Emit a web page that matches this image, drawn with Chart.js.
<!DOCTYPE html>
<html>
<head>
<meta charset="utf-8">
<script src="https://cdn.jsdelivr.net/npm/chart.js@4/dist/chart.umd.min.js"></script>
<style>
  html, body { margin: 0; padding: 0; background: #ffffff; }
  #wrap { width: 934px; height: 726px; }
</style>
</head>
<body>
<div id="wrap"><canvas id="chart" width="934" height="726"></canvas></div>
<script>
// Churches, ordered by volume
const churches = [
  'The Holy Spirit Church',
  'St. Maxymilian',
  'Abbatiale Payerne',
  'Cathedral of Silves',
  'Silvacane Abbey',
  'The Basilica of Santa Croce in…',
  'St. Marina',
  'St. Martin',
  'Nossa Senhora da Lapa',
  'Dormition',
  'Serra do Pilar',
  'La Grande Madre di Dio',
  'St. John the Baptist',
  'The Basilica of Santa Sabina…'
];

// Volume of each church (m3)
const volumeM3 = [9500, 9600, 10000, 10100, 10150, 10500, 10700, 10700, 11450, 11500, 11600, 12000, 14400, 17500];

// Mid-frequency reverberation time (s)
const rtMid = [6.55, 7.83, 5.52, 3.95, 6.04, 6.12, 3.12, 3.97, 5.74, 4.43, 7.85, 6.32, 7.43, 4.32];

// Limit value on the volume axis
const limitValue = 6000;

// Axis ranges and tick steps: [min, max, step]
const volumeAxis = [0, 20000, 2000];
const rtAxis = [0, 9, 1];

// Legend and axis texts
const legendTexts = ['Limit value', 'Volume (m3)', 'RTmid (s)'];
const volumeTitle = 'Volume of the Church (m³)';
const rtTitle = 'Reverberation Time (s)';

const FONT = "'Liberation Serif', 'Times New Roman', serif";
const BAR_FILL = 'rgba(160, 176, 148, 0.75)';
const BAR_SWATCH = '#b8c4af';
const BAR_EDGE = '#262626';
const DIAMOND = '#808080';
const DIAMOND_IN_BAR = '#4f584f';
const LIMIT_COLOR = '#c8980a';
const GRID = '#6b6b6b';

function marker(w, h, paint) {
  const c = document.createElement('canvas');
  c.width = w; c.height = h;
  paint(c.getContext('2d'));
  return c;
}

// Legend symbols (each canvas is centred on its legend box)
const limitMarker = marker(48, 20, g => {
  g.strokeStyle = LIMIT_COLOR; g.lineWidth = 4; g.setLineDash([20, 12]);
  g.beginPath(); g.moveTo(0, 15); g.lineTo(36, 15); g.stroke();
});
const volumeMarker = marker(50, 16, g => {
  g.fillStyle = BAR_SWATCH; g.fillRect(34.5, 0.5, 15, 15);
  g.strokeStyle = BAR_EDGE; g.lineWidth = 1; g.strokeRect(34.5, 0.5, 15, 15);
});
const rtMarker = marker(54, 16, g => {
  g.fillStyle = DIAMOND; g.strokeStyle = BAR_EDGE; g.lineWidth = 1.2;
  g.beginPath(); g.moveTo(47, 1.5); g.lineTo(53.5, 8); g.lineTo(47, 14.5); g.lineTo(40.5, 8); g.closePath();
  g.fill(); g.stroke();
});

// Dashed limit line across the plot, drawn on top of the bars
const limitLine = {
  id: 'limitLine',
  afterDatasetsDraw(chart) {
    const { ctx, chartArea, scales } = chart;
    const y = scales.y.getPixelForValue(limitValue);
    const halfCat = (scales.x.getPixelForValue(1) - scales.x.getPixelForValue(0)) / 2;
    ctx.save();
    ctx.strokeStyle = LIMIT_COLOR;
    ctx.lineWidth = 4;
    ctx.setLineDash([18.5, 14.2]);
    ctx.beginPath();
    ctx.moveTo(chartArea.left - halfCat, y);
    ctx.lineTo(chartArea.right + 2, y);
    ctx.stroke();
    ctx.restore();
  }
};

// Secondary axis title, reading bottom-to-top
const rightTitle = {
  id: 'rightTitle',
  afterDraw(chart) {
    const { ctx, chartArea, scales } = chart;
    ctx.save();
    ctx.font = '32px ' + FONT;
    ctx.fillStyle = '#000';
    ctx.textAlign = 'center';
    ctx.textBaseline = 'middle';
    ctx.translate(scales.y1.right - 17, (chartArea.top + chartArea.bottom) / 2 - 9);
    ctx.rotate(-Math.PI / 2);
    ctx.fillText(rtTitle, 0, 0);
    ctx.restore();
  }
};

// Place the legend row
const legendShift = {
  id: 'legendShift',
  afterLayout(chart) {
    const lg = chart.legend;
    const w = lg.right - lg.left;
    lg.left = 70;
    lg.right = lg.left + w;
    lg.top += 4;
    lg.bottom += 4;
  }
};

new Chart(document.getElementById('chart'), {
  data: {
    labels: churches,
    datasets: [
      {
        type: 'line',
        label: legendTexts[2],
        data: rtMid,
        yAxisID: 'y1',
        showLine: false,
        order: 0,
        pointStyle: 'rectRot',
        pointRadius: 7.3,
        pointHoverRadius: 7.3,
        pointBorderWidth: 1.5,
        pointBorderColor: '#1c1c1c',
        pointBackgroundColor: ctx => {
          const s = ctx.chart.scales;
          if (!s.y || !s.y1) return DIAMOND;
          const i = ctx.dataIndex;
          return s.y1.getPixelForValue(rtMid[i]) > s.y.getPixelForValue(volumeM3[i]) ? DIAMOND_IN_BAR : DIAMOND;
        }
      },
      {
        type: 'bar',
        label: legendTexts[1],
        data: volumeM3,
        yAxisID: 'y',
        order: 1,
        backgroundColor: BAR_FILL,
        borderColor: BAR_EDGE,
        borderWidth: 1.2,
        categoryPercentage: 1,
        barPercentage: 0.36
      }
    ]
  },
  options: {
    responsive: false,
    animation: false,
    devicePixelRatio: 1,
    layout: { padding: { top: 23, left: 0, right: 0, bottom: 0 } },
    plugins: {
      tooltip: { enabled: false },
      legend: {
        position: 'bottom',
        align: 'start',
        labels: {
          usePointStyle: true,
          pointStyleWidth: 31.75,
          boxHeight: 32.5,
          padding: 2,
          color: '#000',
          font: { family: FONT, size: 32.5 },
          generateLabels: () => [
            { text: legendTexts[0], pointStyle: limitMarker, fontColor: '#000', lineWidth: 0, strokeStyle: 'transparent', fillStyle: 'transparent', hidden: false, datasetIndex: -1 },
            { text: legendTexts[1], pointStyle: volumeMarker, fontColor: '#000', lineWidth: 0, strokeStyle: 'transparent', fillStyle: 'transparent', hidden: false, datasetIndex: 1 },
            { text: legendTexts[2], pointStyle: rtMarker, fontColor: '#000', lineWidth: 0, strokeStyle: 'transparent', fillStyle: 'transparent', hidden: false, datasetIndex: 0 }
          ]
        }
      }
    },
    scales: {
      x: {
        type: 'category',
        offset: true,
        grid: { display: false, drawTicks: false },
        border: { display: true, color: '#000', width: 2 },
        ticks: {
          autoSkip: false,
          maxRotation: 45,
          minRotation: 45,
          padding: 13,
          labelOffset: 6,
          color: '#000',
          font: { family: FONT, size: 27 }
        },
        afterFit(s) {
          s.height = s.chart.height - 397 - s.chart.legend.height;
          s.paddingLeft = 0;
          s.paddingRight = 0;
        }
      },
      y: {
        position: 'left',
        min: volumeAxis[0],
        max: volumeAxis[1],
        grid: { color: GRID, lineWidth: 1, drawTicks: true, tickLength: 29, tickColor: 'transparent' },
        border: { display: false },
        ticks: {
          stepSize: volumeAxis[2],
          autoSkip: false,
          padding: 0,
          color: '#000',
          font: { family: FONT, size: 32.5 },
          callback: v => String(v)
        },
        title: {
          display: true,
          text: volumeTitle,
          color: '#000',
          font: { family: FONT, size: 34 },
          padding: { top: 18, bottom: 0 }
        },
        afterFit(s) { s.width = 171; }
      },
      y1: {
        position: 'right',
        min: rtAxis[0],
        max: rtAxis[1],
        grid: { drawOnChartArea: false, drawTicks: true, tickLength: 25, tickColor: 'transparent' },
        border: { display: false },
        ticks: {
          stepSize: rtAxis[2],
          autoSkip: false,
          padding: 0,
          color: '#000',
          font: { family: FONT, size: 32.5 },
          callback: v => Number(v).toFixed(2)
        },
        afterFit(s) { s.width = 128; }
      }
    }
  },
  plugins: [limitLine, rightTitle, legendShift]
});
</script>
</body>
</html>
--
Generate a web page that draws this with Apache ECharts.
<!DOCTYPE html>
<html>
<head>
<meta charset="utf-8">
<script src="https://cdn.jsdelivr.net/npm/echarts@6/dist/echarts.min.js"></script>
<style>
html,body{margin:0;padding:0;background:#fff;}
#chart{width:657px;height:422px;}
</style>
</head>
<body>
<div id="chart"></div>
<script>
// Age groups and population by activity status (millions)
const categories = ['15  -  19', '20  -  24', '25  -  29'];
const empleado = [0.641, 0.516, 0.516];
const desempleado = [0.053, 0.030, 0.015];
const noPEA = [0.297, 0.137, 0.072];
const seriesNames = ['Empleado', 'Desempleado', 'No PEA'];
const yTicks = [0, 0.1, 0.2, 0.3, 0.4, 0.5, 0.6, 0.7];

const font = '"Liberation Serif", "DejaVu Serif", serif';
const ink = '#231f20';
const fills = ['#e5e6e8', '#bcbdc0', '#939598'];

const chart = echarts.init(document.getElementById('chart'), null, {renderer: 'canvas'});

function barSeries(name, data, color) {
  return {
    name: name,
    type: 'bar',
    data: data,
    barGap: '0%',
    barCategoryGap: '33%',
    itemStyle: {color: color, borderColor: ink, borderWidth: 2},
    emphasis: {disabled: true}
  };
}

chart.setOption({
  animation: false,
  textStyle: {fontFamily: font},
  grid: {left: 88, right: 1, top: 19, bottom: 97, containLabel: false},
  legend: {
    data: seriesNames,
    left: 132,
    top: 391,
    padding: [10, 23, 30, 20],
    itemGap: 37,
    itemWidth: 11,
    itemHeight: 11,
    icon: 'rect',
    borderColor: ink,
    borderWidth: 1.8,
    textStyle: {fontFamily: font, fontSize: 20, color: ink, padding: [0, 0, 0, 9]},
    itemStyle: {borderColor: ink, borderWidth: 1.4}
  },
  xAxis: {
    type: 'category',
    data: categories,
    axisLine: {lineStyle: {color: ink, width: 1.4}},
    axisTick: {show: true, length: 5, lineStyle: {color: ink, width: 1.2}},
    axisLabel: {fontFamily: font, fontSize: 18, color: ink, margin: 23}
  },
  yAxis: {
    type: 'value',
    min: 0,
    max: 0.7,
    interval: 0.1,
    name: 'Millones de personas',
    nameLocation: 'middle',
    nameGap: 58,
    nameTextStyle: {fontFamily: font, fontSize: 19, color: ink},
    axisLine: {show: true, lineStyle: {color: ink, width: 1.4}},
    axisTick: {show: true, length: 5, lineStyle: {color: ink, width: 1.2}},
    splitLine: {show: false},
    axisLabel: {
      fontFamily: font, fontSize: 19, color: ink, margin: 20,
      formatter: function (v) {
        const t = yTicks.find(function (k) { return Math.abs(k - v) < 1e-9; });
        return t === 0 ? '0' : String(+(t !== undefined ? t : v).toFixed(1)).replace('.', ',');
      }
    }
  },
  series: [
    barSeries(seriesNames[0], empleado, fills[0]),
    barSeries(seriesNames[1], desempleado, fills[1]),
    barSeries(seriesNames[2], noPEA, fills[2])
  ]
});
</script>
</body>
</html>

> [Task to carry out]: Show every line from the entries above in which the word "that" appears.

> [Task result]:
Emit a web page that matches this image, drawn with Chart.js.
Generate a web page that draws this with Apache ECharts.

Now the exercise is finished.